**Given task**
What follows is a listing to be transcribed exactly.
☆ ☆ ☆
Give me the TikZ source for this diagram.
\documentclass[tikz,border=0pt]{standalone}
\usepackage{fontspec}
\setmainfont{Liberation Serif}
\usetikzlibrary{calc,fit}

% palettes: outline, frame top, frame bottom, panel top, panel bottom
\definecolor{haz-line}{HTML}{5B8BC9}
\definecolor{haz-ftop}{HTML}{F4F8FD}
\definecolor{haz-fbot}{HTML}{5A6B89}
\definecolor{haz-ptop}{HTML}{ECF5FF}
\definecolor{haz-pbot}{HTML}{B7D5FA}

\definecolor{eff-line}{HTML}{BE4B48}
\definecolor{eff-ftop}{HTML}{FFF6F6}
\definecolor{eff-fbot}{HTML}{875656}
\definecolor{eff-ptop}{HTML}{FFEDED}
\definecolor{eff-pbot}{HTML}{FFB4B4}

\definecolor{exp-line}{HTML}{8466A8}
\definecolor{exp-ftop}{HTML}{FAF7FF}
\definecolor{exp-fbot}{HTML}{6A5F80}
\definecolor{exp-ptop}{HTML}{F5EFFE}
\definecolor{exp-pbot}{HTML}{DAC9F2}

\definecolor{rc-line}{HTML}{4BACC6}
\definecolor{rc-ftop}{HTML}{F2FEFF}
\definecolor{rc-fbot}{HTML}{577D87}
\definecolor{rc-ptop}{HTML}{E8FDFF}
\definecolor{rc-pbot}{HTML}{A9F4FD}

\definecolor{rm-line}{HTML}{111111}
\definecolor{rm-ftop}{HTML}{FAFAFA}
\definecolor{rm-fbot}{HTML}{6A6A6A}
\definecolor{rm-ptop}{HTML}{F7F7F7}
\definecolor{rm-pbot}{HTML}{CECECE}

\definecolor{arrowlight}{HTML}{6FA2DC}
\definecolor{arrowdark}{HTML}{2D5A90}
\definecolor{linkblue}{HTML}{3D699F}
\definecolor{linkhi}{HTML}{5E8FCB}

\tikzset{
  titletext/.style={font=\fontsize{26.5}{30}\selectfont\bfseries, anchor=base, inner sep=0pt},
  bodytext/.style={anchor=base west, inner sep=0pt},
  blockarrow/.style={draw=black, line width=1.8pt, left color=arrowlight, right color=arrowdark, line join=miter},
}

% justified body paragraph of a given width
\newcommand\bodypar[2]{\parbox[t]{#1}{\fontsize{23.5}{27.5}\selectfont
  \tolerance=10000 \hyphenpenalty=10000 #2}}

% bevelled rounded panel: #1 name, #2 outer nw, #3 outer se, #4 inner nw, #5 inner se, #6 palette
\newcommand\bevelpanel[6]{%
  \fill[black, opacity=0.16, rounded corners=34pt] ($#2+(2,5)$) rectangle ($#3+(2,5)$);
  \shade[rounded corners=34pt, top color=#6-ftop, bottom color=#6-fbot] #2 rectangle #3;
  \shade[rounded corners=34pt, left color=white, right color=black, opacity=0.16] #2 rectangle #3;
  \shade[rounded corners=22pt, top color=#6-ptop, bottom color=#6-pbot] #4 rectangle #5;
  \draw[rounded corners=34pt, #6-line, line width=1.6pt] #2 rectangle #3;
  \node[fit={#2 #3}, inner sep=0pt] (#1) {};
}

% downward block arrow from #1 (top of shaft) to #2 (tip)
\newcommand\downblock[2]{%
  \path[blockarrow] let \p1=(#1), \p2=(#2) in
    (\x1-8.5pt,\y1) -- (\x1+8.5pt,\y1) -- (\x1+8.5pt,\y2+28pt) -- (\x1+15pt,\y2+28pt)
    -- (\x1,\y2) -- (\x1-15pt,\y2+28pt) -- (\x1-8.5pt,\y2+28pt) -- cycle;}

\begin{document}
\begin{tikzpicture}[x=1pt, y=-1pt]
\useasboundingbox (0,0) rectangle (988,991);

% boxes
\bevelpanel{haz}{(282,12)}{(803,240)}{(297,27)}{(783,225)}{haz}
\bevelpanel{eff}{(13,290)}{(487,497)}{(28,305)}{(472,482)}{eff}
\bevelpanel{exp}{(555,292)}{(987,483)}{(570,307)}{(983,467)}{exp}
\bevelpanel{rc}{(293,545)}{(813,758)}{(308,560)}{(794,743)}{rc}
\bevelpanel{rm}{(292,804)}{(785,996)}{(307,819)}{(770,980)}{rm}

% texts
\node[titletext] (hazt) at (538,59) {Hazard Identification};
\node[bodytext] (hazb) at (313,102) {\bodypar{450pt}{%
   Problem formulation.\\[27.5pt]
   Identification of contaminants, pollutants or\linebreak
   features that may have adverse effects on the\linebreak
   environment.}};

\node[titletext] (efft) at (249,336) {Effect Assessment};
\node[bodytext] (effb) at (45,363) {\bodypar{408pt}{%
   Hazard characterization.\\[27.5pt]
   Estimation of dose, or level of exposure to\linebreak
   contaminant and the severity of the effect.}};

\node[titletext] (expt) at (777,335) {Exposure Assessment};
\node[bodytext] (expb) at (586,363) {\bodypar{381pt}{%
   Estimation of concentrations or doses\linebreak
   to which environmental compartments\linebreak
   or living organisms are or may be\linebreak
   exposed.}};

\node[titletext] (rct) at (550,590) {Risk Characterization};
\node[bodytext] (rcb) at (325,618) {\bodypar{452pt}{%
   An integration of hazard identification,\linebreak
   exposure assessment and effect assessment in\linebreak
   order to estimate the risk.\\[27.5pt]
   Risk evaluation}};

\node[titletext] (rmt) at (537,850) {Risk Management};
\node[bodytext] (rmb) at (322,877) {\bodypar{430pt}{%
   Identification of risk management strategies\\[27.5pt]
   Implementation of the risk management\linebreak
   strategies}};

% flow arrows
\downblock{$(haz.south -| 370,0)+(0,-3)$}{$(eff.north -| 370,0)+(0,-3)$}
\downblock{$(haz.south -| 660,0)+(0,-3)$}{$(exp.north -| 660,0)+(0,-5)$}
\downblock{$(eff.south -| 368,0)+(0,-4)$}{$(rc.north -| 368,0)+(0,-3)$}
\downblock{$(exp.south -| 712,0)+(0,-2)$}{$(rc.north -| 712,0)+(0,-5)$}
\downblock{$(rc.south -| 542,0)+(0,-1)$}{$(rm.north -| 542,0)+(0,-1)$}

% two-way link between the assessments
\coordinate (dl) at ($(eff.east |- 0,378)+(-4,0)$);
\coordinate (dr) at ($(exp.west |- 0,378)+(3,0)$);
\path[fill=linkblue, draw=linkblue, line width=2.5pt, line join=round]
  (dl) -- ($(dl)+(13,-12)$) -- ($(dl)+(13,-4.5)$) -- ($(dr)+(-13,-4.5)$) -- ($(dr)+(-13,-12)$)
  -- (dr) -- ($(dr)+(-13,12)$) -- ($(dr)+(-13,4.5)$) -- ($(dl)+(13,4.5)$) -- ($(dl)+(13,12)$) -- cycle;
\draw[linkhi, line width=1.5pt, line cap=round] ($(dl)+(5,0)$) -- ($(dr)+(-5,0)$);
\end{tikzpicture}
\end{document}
☆ ☆ ☆
**Full output**
Give me the TikZ source for this diagram.
\documentclass[tikz,border=0pt]{standalone}
\usepackage{fontspec}
\setmainfont{Liberation Serif}
\usetikzlibrary{calc,fit}

% palettes: outline, frame top, frame bottom, panel top, panel bottom
\definecolor{haz-line}{HTML}{5B8BC9}
\definecolor{haz-ftop}{HTML}{F4F8FD}
\definecolor{haz-fbot}{HTML}{5A6B89}
\definecolor{haz-ptop}{HTML}{ECF5FF}
\definecolor{haz-pbot}{HTML}{B7D5FA}

\definecolor{eff-line}{HTML}{BE4B48}
\definecolor{eff-ftop}{HTML}{FFF6F6}
\definecolor{eff-fbot}{HTML}{875656}
\definecolor{eff-ptop}{HTML}{FFEDED}
\definecolor{eff-pbot}{HTML}{FFB4B4}

\definecolor{exp-line}{HTML}{8466A8}
\definecolor{exp-ftop}{HTML}{FAF7FF}
\definecolor{exp-fbot}{HTML}{6A5F80}
\definecolor{exp-ptop}{HTML}{F5EFFE}
\definecolor{exp-pbot}{HTML}{DAC9F2}

\definecolor{rc-line}{HTML}{4BACC6}
\definecolor{rc-ftop}{HTML}{F2FEFF}
\definecolor{rc-fbot}{HTML}{577D87}
\definecolor{rc-ptop}{HTML}{E8FDFF}
\definecolor{rc-pbot}{HTML}{A9F4FD}

\definecolor{rm-line}{HTML}{111111}
\definecolor{rm-ftop}{HTML}{FAFAFA}
\definecolor{rm-fbot}{HTML}{6A6A6A}
\definecolor{rm-ptop}{HTML}{F7F7F7}
\definecolor{rm-pbot}{HTML}{CECECE}

\definecolor{arrowlight}{HTML}{6FA2DC}
\definecolor{arrowdark}{HTML}{2D5A90}
\definecolor{linkblue}{HTML}{3D699F}
\definecolor{linkhi}{HTML}{5E8FCB}

\tikzset{
  titletext/.style={font=\fontsize{26.5}{30}\selectfont\bfseries, anchor=base, inner sep=0pt},
  bodytext/.style={anchor=base west, inner sep=0pt},
  blockarrow/.style={draw=black, line width=1.8pt, left color=arrowlight, right color=arrowdark, line join=miter},
}

% justified body paragraph of a given width
\newcommand\bodypar[2]{\parbox[t]{#1}{\fontsize{23.5}{27.5}\selectfont
  \tolerance=10000 \hyphenpenalty=10000 #2}}

% bevelled rounded panel: #1 name, #2 outer nw, #3 outer se, #4 inner nw, #5 inner se, #6 palette
\newcommand\bevelpanel[6]{%
  \fill[black, opacity=0.16, rounded corners=34pt] ($#2+(2,5)$) rectangle ($#3+(2,5)$);
  \shade[rounded corners=34pt, top color=#6-ftop, bottom color=#6-fbot] #2 rectangle #3;
  \shade[rounded corners=34pt, left color=white, right color=black, opacity=0.16] #2 rectangle #3;
  \shade[rounded corners=22pt, top color=#6-ptop, bottom color=#6-pbot] #4 rectangle #5;
  \draw[rounded corners=34pt, #6-line, line width=1.6pt] #2 rectangle #3;
  \node[fit={#2 #3}, inner sep=0pt] (#1) {};
}

% downward block arrow from #1 (top of shaft) to #2 (tip)
\newcommand\downblock[2]{%
  \path[blockarrow] let \p1=(#1), \p2=(#2) in
    (\x1-8.5pt,\y1) -- (\x1+8.5pt,\y1) -- (\x1+8.5pt,\y2+28pt) -- (\x1+15pt,\y2+28pt)
    -- (\x1,\y2) -- (\x1-15pt,\y2+28pt) -- (\x1-8.5pt,\y2+28pt) -- cycle;}

\begin{document}
\begin{tikzpicture}[x=1pt, y=-1pt]
\useasboundingbox (0,0) rectangle (988,991);

% boxes
\bevelpanel{haz}{(282,12)}{(803,240)}{(297,27)}{(783,225)}{haz}
\bevelpanel{eff}{(13,290)}{(487,497)}{(28,305)}{(472,482)}{eff}
\bevelpanel{exp}{(555,292)}{(987,483)}{(570,307)}{(983,467)}{exp}
\bevelpanel{rc}{(293,545)}{(813,758)}{(308,560)}{(794,743)}{rc}
\bevelpanel{rm}{(292,804)}{(785,996)}{(307,819)}{(770,980)}{rm}

% texts
\node[titletext] (hazt) at (538,59) {Hazard Identification};
\node[bodytext] (hazb) at (313,102) {\bodypar{450pt}{%
   Problem formulation.\\[27.5pt]
   Identification of contaminants, pollutants or\linebreak
   features that may have adverse effects on the\linebreak
   environment.}};

\node[titletext] (efft) at (249,336) {Effect Assessment};
\node[bodytext] (effb) at (45,363) {\bodypar{408pt}{%
   Hazard characterization.\\[27.5pt]
   Estimation of dose, or level of exposure to\linebreak
   contaminant and the severity of the effect.}};

\node[titletext] (expt) at (777,335) {Exposure Assessment};
\node[bodytext] (expb) at (586,363) {\bodypar{381pt}{%
   Estimation of concentrations or doses\linebreak
   to which environmental compartments\linebreak
   or living organisms are or may be\linebreak
   exposed.}};

\node[titletext] (rct) at (550,590) {Risk Characterization};
\node[bodytext] (rcb) at (325,618) {\bodypar{452pt}{%
   An integration of hazard identification,\linebreak
   exposure assessment and effect assessment in\linebreak
   order to estimate the risk.\\[27.5pt]
   Risk evaluation}};

\node[titletext] (rmt) at (537,850) {Risk Management};
\node[bodytext] (rmb) at (322,877) {\bodypar{430pt}{%
   Identification of risk management strategies\\[27.5pt]
   Implementation of the risk management\linebreak
   strategies}};

% flow arrows
\downblock{$(haz.south -| 370,0)+(0,-3)$}{$(eff.north -| 370,0)+(0,-3)$}
\downblock{$(haz.south -| 660,0)+(0,-3)$}{$(exp.north -| 660,0)+(0,-5)$}
\downblock{$(eff.south -| 368,0)+(0,-4)$}{$(rc.north -| 368,0)+(0,-3)$}
\downblock{$(exp.south -| 712,0)+(0,-2)$}{$(rc.north -| 712,0)+(0,-5)$}
\downblock{$(rc.south -| 542,0)+(0,-1)$}{$(rm.north -| 542,0)+(0,-1)$}

% two-way link between the assessments
\coordinate (dl) at ($(eff.east |- 0,378)+(-4,0)$);
\coordinate (dr) at ($(exp.west |- 0,378)+(3,0)$);
\path[fill=linkblue, draw=linkblue, line width=2.5pt, line join=round]
  (dl) -- ($(dl)+(13,-12)$) -- ($(dl)+(13,-4.5)$) -- ($(dr)+(-13,-4.5)$) -- ($(dr)+(-13,-12)$)
  -- (dr) -- ($(dr)+(-13,12)$) -- ($(dr)+(-13,4.5)$) -- ($(dl)+(13,4.5)$) -- ($(dl)+(13,12)$) -- cycle;
\draw[linkhi, line width=1.5pt, line cap=round] ($(dl)+(5,0)$) -- ($(dr)+(-5,0)$);
\end{tikzpicture}
\end{document}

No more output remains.